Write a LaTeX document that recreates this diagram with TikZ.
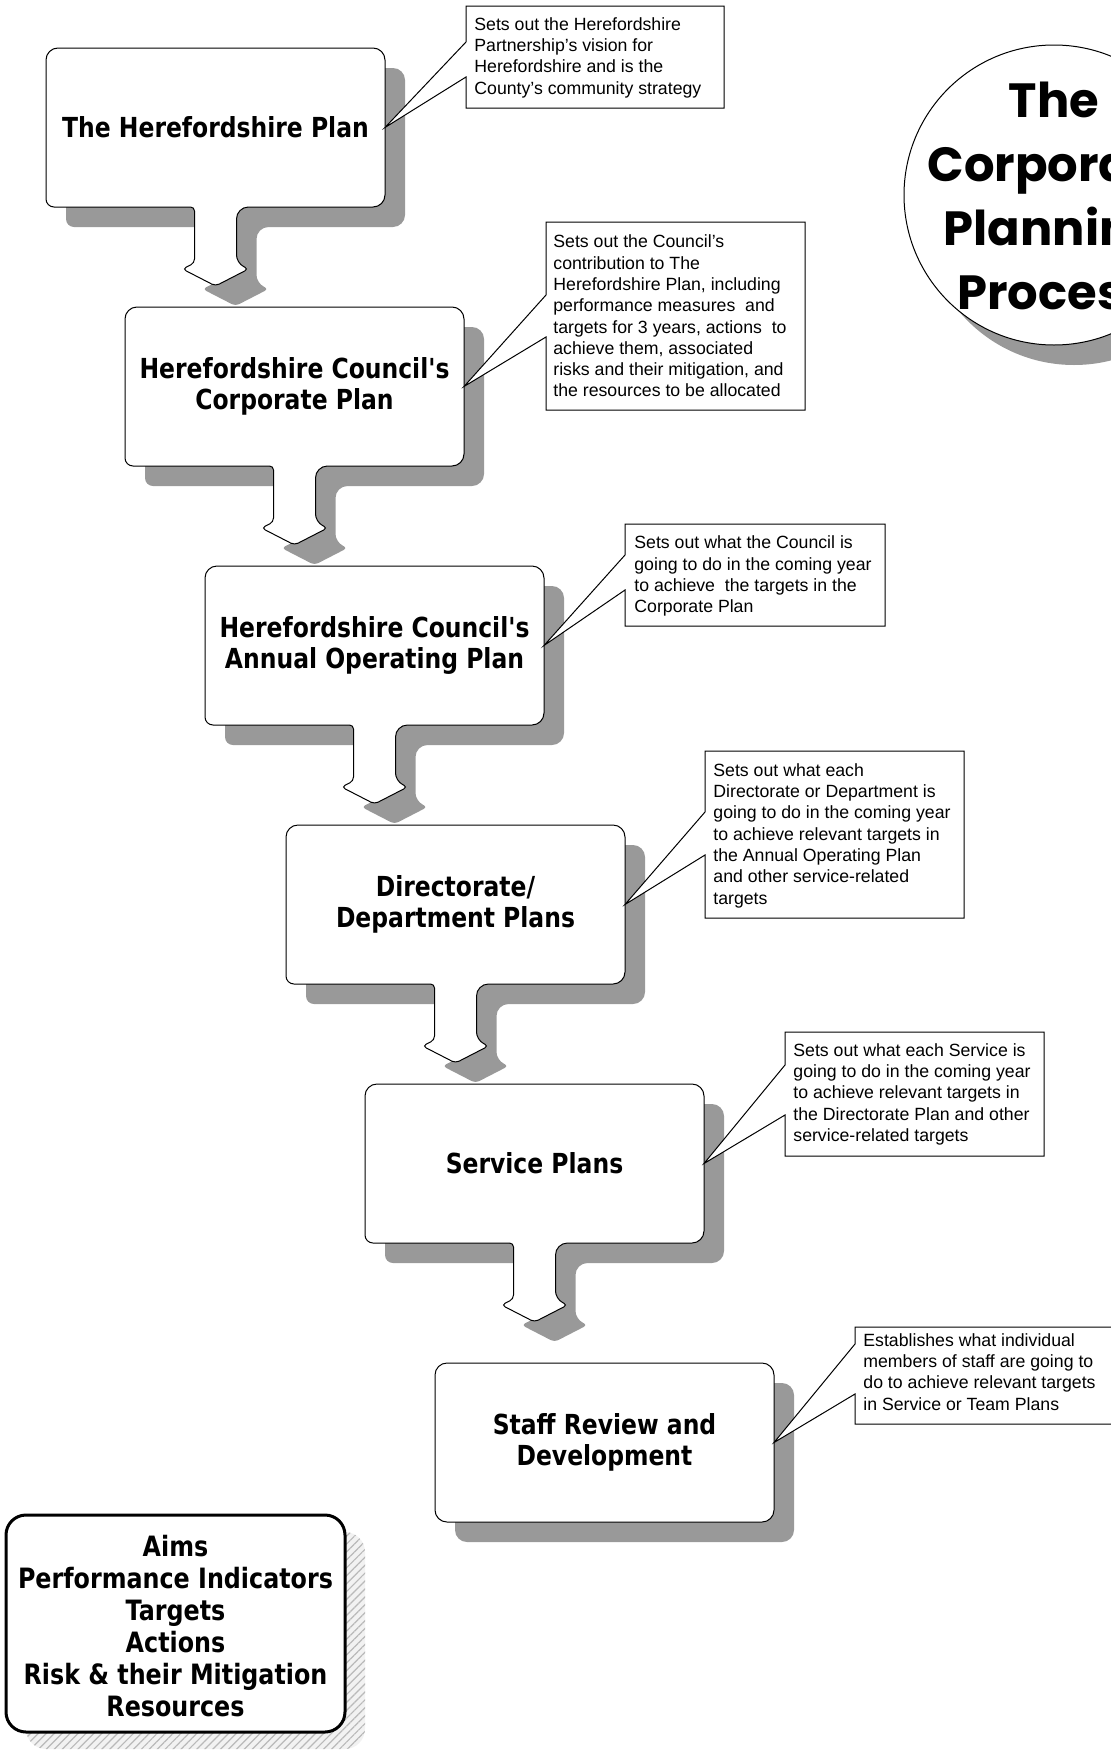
\documentclass[tikz,border=0pt]{standalone}
\usepackage{fontspec}
\setmainfont{Liberation Sans}
\newfontfamily\labelfont[FakeStretch=0.85]{DejaVu Sans}
\newfontfamily\titlefont{Poppins}
\usetikzlibrary{patterns.meta}

\begin{document}
\begin{tikzpicture}[x=0.5pt,y=-0.5pt,
  plan/.style={draw=black,line width=0.5pt,fill=white},
  planshadow/.style={fill=black!40},
  planlabel/.style={font=\labelfont\bfseries\fontsize{13.8}{15.75}\selectfont,align=center},
  note/.style={draw=black,line width=0.5pt,fill=white},
  notetext/.style={font=\fontsize{8.85}{10.65}\selectfont,align=left,anchor=north west,inner sep=0pt}]
  \useasboundingbox (0,0) rectangle (1111,1756);
  \clip (0,0) rectangle (1111,1756);
  % plan boxes with their arrows, shadow first
  \foreach \x/\y/\txt [count=\i] in {46/48/{The Herefordshire Plan},
      125/307/{Herefordshire Council's\\Corporate Plan},
      205/566/{Herefordshire Council's\\Annual Operating Plan},
      286/825/{Directorate/\\Department Plans},
      365/1084/{Service Plans}}{
    \foreach \s/\st in {20/planshadow,0/plan}
      \path[\st,shift={(\s,\s)}] (\x,\y) [rounded corners=6pt] -- ({\x+339},\y) -- ({\x+339},{\y+159})
        -- ({\x+190.5},{\y+159}) [rounded corners=4pt] -- ({\x+190.5},{\y+215}) [rounded corners=2pt]
        -- ({\x+202.5},{\y+221}) -- ({\x+169.5},{\y+238}) -- ({\x+136.5},{\y+221})
        -- ({\x+148.5},{\y+215}) -- ({\x+148.5},{\y+159}) [rounded corners=4pt]
        -- (\x,{\y+159}) [rounded corners=6pt] -- cycle;
    \node[planlabel] (p\i) at ({\x+169.5},{\y+79.5}) {\txt};
    \coordinate (tip\i) at ({\x+339},{\y+79.5});
  }
  \foreach \s/\st in {20/planshadow,0/plan}
    \path[\st,shift={(\s,\s)},rounded corners=6pt] (435,1363) rectangle (774,1522);
  \node[planlabel] (p6) at (604.5,1442.5) {Staff Review and\\Development};
  \coordinate (tip6) at (774,1442.5);

  % callouts
  \draw[note] (tip1) -- (466,42) -- (466,6) -- (724,6) -- (724,108) -- (466,108) -- (466,77) -- cycle;
  \node[notetext] (n1) at (474,15) {\strut Sets out the Herefordshire\\Partnership's vision for\\Herefordshire and is the\\County's community strategy};
  \draw[note] (tip2) -- (546,295) -- (546,222) -- (805,222) -- (805,410) -- (546,410) -- (546,337) -- cycle;
  \node[notetext] (n2) at (553,232.5) {\strut Sets out the Council's\\contribution to The\\Herefordshire Plan, including\\performance measures\ \ and\\targets for 3 years, actions\ \ to\\achieve them, associated\\risks and their mitigation, and\\the resources to be allocated};
  \draw[note] (tip3) -- (625,555) -- (625,524) -- (885,524) -- (885,626) -- (625,626) -- (625,590) -- cycle;
  \node[notetext] (n3) at (634,533.5) {\strut Sets out what the Council is\\going to do in the coming year\\to achieve\ \ the targets in the\\Corporate Plan};
  \draw[note] (tip4) -- (705,812) -- (705,751) -- (964,751) -- (964,918) -- (705,918) -- (705,855) -- cycle;
  \node[notetext] (n4) at (713,761) {\strut Sets out what each\\Directorate or Department is\\going to do in the coming year\\to achieve relevant targets in\\the Annual Operating Plan\\and other service-related\\targets};
  \draw[note] (tip5) -- (785,1065) -- (785,1032) -- (1044,1032) -- (1044,1156) -- (785,1156) -- (785,1115) -- cycle;
  \node[notetext] (n5) at (793,1041) {\strut Sets out what each Service is\\going to do in the coming year\\to achieve relevant targets in\\the Directorate Plan and other\\service-related targets};
  \draw[note] (tip6) -- (855,1344) -- (855,1327) -- (1125,1327) -- (1125,1424) -- (855,1424) -- (855,1394) -- cycle;
  \node[notetext] (n6) at (863,1331) {\strut Establishes what individual\\members of staff are going to\\do to achieve relevant targets\\in Service or Team Plans};

  % title disc
  \fill[planshadow] (1074,215) circle (75pt);
  \draw[plan] (1054,195) circle (75pt);
  \node[font=\titlefont\bfseries\fontsize{24}{32}\selectfont,align=center] (title) at (1054,196) {The\\Corporate\\Planning\\Process};

  % key box
  \fill[gray!10,rounded corners=10pt] (26,1532) rectangle (365,1749);
  \fill[pattern={Lines[angle=45,distance=2.8pt,line width=0.6pt]},pattern color=gray!55,rounded corners=10pt] (26,1532) rectangle (365,1749);
  \draw[line width=1.5pt,fill=white,rounded corners=10pt] (6,1515) rectangle (345,1732);
  \node[align=center,font=\labelfont\bfseries\fontsize{14}{16}\selectfont] (keys) at (175.5,1626) {Aims\\Performance Indicators\\Targets\\Actions\\Risk \& their Mitigation\\Resources};
\end{tikzpicture}
\end{document}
::::::::::
• Aim:
Could you repeat all of the material exactly? Pictures should not be copied.

• Answer:
Write a LaTeX document that recreates this diagram with TikZ.
\documentclass[tikz,border=0pt]{standalone}
\usepackage{fontspec}
\setmainfont{Liberation Sans}
\newfontfamily\labelfont[FakeStretch=0.85]{DejaVu Sans}
\newfontfamily\titlefont{Poppins}
\usetikzlibrary{patterns.meta}

\begin{document}
\begin{tikzpicture}[x=0.5pt,y=-0.5pt,
  plan/.style={draw=black,line width=0.5pt,fill=white},
  planshadow/.style={fill=black!40},
  planlabel/.style={font=\labelfont\bfseries\fontsize{13.8}{15.75}\selectfont,align=center},
  note/.style={draw=black,line width=0.5pt,fill=white},
  notetext/.style={font=\fontsize{8.85}{10.65}\selectfont,align=left,anchor=north west,inner sep=0pt}]
  \useasboundingbox (0,0) rectangle (1111,1756);
  \clip (0,0) rectangle (1111,1756);
  % plan boxes with their arrows, shadow first
  \foreach \x/\y/\txt [count=\i] in {46/48/{The Herefordshire Plan},
      125/307/{Herefordshire Council's\\Corporate Plan},
      205/566/{Herefordshire Council's\\Annual Operating Plan},
      286/825/{Directorate/\\Department Plans},
      365/1084/{Service Plans}}{
    \foreach \s/\st in {20/planshadow,0/plan}
      \path[\st,shift={(\s,\s)}] (\x,\y) [rounded corners=6pt] -- ({\x+339},\y) -- ({\x+339},{\y+159})
        -- ({\x+190.5},{\y+159}) [rounded corners=4pt] -- ({\x+190.5},{\y+215}) [rounded corners=2pt]
        -- ({\x+202.5},{\y+221}) -- ({\x+169.5},{\y+238}) -- ({\x+136.5},{\y+221})
        -- ({\x+148.5},{\y+215}) -- ({\x+148.5},{\y+159}) [rounded corners=4pt]
        -- (\x,{\y+159}) [rounded corners=6pt] -- cycle;
    \node[planlabel] (p\i) at ({\x+169.5},{\y+79.5}) {\txt};
    \coordinate (tip\i) at ({\x+339},{\y+79.5});
  }
  \foreach \s/\st in {20/planshadow,0/plan}
    \path[\st,shift={(\s,\s)},rounded corners=6pt] (435,1363) rectangle (774,1522);
  \node[planlabel] (p6) at (604.5,1442.5) {Staff Review and\\Development};
  \coordinate (tip6) at (774,1442.5);

  % callouts
  \draw[note] (tip1) -- (466,42) -- (466,6) -- (724,6) -- (724,108) -- (466,108) -- (466,77) -- cycle;
  \node[notetext] (n1) at (474,15) {\strut Sets out the Herefordshire\\Partnership's vision for\\Herefordshire and is the\\County's community strategy};
  \draw[note] (tip2) -- (546,295) -- (546,222) -- (805,222) -- (805,410) -- (546,410) -- (546,337) -- cycle;
  \node[notetext] (n2) at (553,232.5) {\strut Sets out the Council's\\contribution to The\\Herefordshire Plan, including\\performance measures\ \ and\\targets for 3 years, actions\ \ to\\achieve them, associated\\risks and their mitigation, and\\the resources to be allocated};
  \draw[note] (tip3) -- (625,555) -- (625,524) -- (885,524) -- (885,626) -- (625,626) -- (625,590) -- cycle;
  \node[notetext] (n3) at (634,533.5) {\strut Sets out what the Council is\\going to do in the coming year\\to achieve\ \ the targets in the\\Corporate Plan};
  \draw[note] (tip4) -- (705,812) -- (705,751) -- (964,751) -- (964,918) -- (705,918) -- (705,855) -- cycle;
  \node[notetext] (n4) at (713,761) {\strut Sets out what each\\Directorate or Department is\\going to do in the coming year\\to achieve relevant targets in\\the Annual Operating Plan\\and other service-related\\targets};
  \draw[note] (tip5) -- (785,1065) -- (785,1032) -- (1044,1032) -- (1044,1156) -- (785,1156) -- (785,1115) -- cycle;
  \node[notetext] (n5) at (793,1041) {\strut Sets out what each Service is\\going to do in the coming year\\to achieve relevant targets in\\the Directorate Plan and other\\service-related targets};
  \draw[note] (tip6) -- (855,1344) -- (855,1327) -- (1125,1327) -- (1125,1424) -- (855,1424) -- (855,1394) -- cycle;
  \node[notetext] (n6) at (863,1331) {\strut Establishes what individual\\members of staff are going to\\do to achieve relevant targets\\in Service or Team Plans};

  % title disc
  \fill[planshadow] (1074,215) circle (75pt);
  \draw[plan] (1054,195) circle (75pt);
  \node[font=\titlefont\bfseries\fontsize{24}{32}\selectfont,align=center] (title) at (1054,196) {The\\Corporate\\Planning\\Process};

  % key box
  \fill[gray!10,rounded corners=10pt] (26,1532) rectangle (365,1749);
  \fill[pattern={Lines[angle=45,distance=2.8pt,line width=0.6pt]},pattern color=gray!55,rounded corners=10pt] (26,1532) rectangle (365,1749);
  \draw[line width=1.5pt,fill=white,rounded corners=10pt] (6,1515) rectangle (345,1732);
  \node[align=center,font=\labelfont\bfseries\fontsize{14}{16}\selectfont] (keys) at (175.5,1626) {Aims\\Performance Indicators\\Targets\\Actions\\Risk \& their Mitigation\\Resources};
\end{tikzpicture}
\end{document}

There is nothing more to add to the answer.